Task: select $n$ random points in a disc. The only requirement is that all points have an equal probability of being chosen.
What I have done: 1) selecting a random real in $[0,2\pi)$ for the angle, and 2) selecting a random radius in $[0,1]$ proportional to the square root to ensure the points don't cluster incorrectly. Such a distribution will give an equal chance for every point to be chosen. I'm satisfied.
Now suppose we wish to plot these points for someone to use. The problem is if I pick, say, 20 points, there is a chance that I will select a random point in the disc that is "too close" to a previously chosen point and the little dots on the plot will overlap. So I keep track of points chosen so far and place additional constraints that new points must be a certain distance from an already chosen point.

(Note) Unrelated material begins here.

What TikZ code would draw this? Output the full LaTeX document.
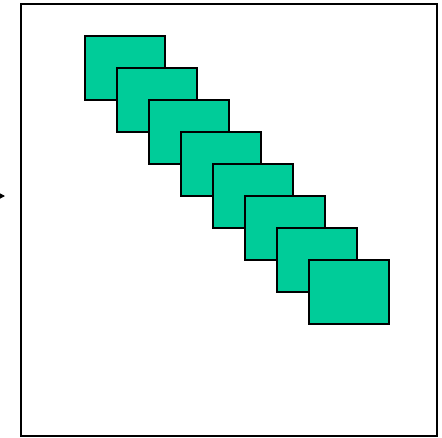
\documentclass[tikz,border=0pt]{standalone}
\usetikzlibrary{arrows.meta}
\definecolor{boxgreen}{HTML}{00CC99}
\begin{document}
\begin{tikzpicture}[x=1pt,y=-1pt,
  frame/.style={draw=black,line width=2pt,minimum width=416pt,minimum height=432pt,inner sep=0pt,outer sep=0pt},
  gbox/.style={draw=black,line width=1.6pt,fill=boxgreen,minimum width=80pt,minimum height=64pt,inner sep=0pt,outer sep=0pt}]
\useasboundingbox (0,0) rectangle (442,437);
\node[frame] (fr) at (229,220) {};
\foreach \i in {0,...,7}{
  \node[gbox] (b\i) at ({125+32*\i},{68+32*\i}) {};
}
\coordinate (as) at (-12,196);
\coordinate (ae) at (5,196);
\draw[-{Triangle[length=5pt,width=5pt]},line width=1pt] (as) -- (ae);
\end{tikzpicture}
\end{document}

Clearly if the distance requirement between points is too large than after the first point, no more points can be chosen. But in practice the gap is not very large relative to the number of points required and there's no worry of having some kind of pathological configuration of points with the values used in practice. Consider, for an idea of how much slack we have, that a thousand points would fit on the diameter line and we only need 25 random points total over the whole disc.
My question is:
Can we say, prior to any points being chosen, that all points have an equal chance of being selected? Does this gap constraint ruin the prior probabilities?
Intuitively I'd say no, the prior probabilities are not ruined, because all points have an equal chance of being the first point, and what happens after that is irrelevant, but I have no background in probability and statistics to rely on to prove this. Against my intuition is the idea that points on the edge become less likely to be chosen due to the gap constraint and that means that points no longer have a uniform chance of being chosen, which was the original requirement.
I know the requirements here are kind of vague but I'm still hoping there's an answer.
Here's a visual suggestion that the answer is "no", the distribution does not remain uniform.
This is an image of many sets (an overlay, if you will) of 15 points in a disc of radius 150, uniformly, with the condition that no two points in a set are closer than 60. You can see the concentration toward the edge, suggesting non-uniformity.
This supports the idea that, since points near the edge eliminate less space for future points, there should be higher concentration of points near the edge.
Not that the picture proves anything, of course.